FIXATION and DEHYDRATION:
Tissue can be fixed with routine light microscopy fixatives. Best results are obtained with neutralized buffered formalins or Bouins. Specimen size should be kept small at 0.2 x 0.2cm.
Dehydrate samples through a graded series of ethanol 70%-95%.
Because the JB-4 resin is water soluble, complete dehydration through 100% ethanol is not necessary, although recommended especially for large or dense tissue. Clearing agents such as xylene or chloroform are not necessary.
Fixation, dehydration, and infiltration can be accomplished manually or automated with the use of a regular tissue processor used for paraffin processing. Processing through cold (4 degrees C) fixative, buffer rinse and infiltration resin can be used for optimal enzyme and antigen retention and preservation. This procedure uses the infiltration resin as the dehydrating agent replacing the alcohol series. No alcohol dehydration is needed, but recommended for large, bloody, or fatty tissue.
PREPARATION OF JB-4 CATALYZED INFILTRATION RESIN:
Prepare the infiltration resin as follows: 100ml of JB-4 Solution A add 0.90 grams of dry Catalyst C. Mix until dissolved. Careful weighing of the catalyst is necessary for correct polymerization control. This infiltration solution may be stored for 5-6 weeks at 4 degrees C in a dark bottle.
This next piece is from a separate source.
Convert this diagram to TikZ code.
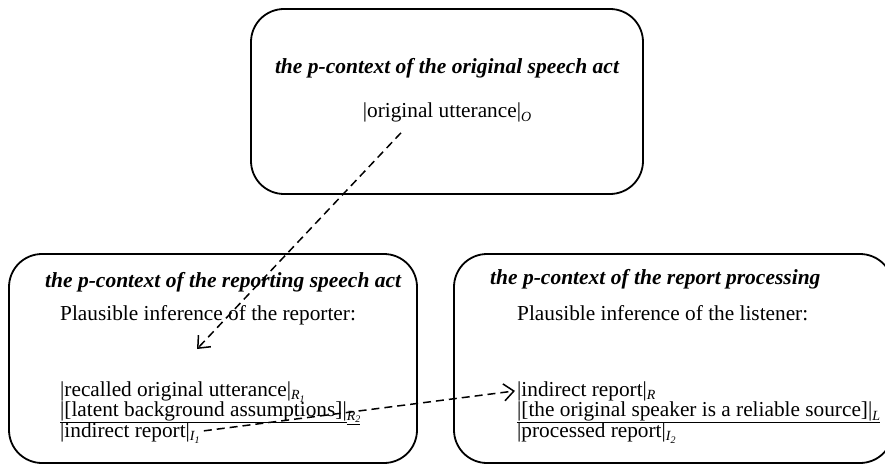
\documentclass[tikz,border=0pt]{standalone}
\usepackage{fontspec}
\setmainfont{Liberation Serif}
\usetikzlibrary{arrows.meta}

% italic subscripts used for the context labels
\newcommand\lab[1]{\raisebox{-0.4ex}{\fontsize{14}{14}\selectfont\itshape #1}}
\newcommand\labn[2]{\raisebox{-0.4ex}{\fontsize{14}{14}\selectfont\itshape #1\raisebox{-0.4ex}{\fontsize{10}{10}\selectfont #2}}}

\begin{document}
\begin{tikzpicture}[x=1pt,y=-1pt,
  ctxbox/.style={line width=1.8pt,rounded corners=33pt},
  ctxtitle/.style={font=\fontsize{21.5}{22}\selectfont\bfseries\itshape,inner sep=0pt},
  ctxtext/.style={font=\fontsize{21.3}{22}\selectfont,inner sep=0pt,anchor=base west},
  flow/.style={line width=1.5pt,dash pattern=on 8pt off 5pt,-{Straight Barb[length=10pt,width=17pt,line width=1.5pt]}}
]
\useasboundingbox (0,0) rectangle (885,465);

% the three p-contexts
\draw[ctxbox] (251,9) rectangle (643,194);
\draw[ctxbox] (9,254) rectangle (417,463);
\draw[ctxbox] (454,254) rectangle (893,463);

% original speech act
\node[ctxtitle,anchor=base] (t0) at (447,74) {the p-context of the original speech act};
\node[ctxtext,anchor=base] (ou) at (447,118) {|original utterance|\lab{O}};

% reporting speech act
\node[ctxtitle,anchor=base west] (t1) at (45,287) {the p-context of the reporting speech act};
\node[ctxtext] (p1) at (60,320) {Plausible inference of the reporter:};
\node[ctxtext] (ro) at (60,396) {|recalled original utterance|\labn{R}{1}};
\node[ctxtext] (lb) at (60,416.5) {\underline{|[latent background assumptions]|}\underline{\labn{R}{2}}};
\node[ctxtext] (ir1) at (60,437) {|indirect report|\labn{I}{1}};

% report processing
\node[ctxtitle,anchor=base west] (t2) at (490,284) {the p-context of the report processing};
\node[ctxtext] (p2) at (517,320) {Plausible inference of the listener:};
\node[ctxtext] (ir2) at (517,396) {|indirect report|\lab{R}};
\node[ctxtext] (rs) at (517,416.5) {\underline{|[the original speaker is a reliable source]|}\underline{\lab{L}}};
\node[ctxtext] (pr) at (517,437) {|processed report|\labn{I}{2}};

% connectors
\coordinate (a0) at ([xshift=-46pt,yshift=-10pt]ou.south);
\coordinate (a1) at ([xshift=137pt,yshift=32pt]ro.north west);
\draw[flow] (a0) -- (a1);
\coordinate (b0) at ([xshift=4pt,yshift=2pt]ir1.east);
\draw[flow] (b0) -- ([xshift=-2pt]ir2.west);
\end{tikzpicture}
\end{document}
The percentage of catalyst added to Solution A should be decreased to 0.5%-0.7% when using large quantities for automatic processor units. This aids in solution preservation and minimizes heat sensitivity under processor conditions. Also, decreasing catalyst percentage (0.7%) seems useful in providing positive immunostaining. Infiltration time ranges from 2 hours to several days depending on size and tissue density. The tissue appears translucent and usually sinks to the bottom of the container. These solutions should always be kept cold. When processing for routine samples, infiltration solution should be changed 3-4 times, 30-90 minutes duration for each change. Solutions and tissue should be agitated on a rotator or hematology shaker during infiltration.
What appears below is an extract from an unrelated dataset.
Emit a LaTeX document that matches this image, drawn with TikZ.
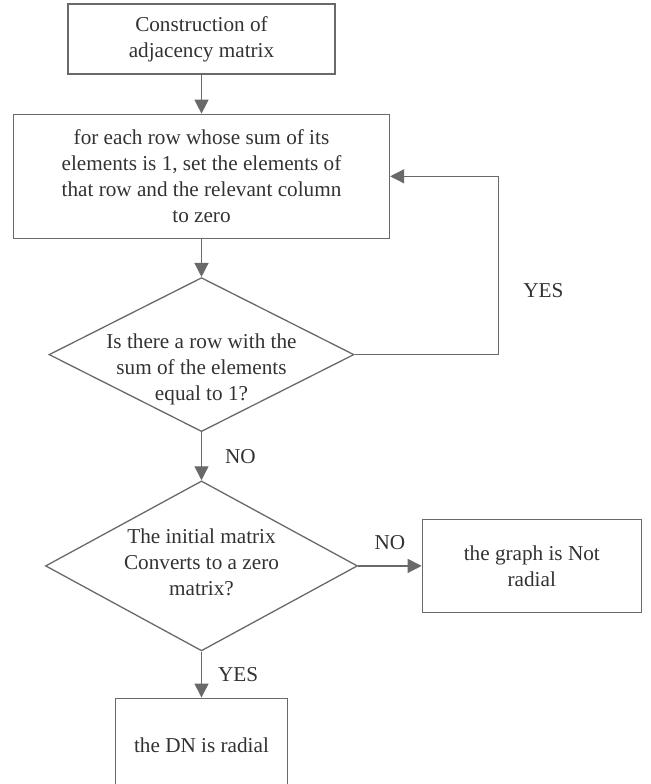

Have embedding molds, labels, ice bath, gloves, instruments and cold fresh catalyzed Solution A ready before proceeding.
Prepare the embedding resin as follows: Add exactly 1ml of JB-4 Solution B to 25ml of fresh catalyzed Solution A. Never use exhausted infiltration resin for embedding. Stir well and place into an ice bath while embedding to retard premature polymerization. Anaerobic conditions are needed for polymerization.
Molds or embedding capsules must be filled and covered or capped tightly, using EBH-2 block holders Blocks will cut easier after removing from mold by exposure to air for a few hours. Polymerization is complete at room temperature in 50 minutes or less. NOTE: Polymerization proceeds more rapidly in larger batches; therefore, volumes should always remain under 50ml during polymerization. Polymerization will take somewhat longer in cold temperatures.
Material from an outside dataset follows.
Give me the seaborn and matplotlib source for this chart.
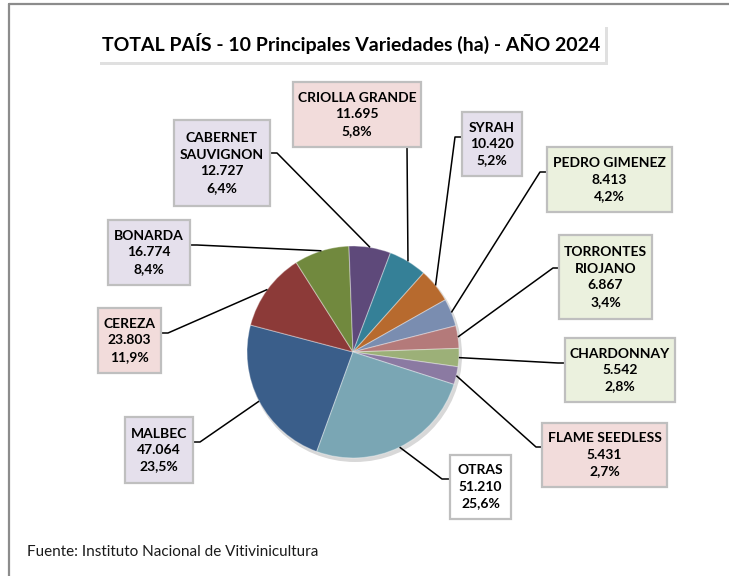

Optimal sectioning is performed with a microtome designed for plastic embedments. 0.5 micron-3 micron sections are cut with a dry glass or diamond knife, collected with forceps, and transferred onto a room temperature water bath surface, releasing sections before they touch the water. 1-2 drops of concentrated NH4OH added to the waterbath may aid in flattening sections. Sections are collected on pre-cleaned glass slides and air-dried before staining.
Dry sections are stained directly without xylene or alcohol pre-treatment. Longer staining times or higher stain concentrations may be necessary for thin sections. Alcohol or water rinses may be necessary after staining but the last step in the process should be water. Our Tissue-Tack (EMS Cat. #71301-01) may be used to affix tissue to the slide during lengthy procedures. Slides are mounted while still moist with most any mounting media.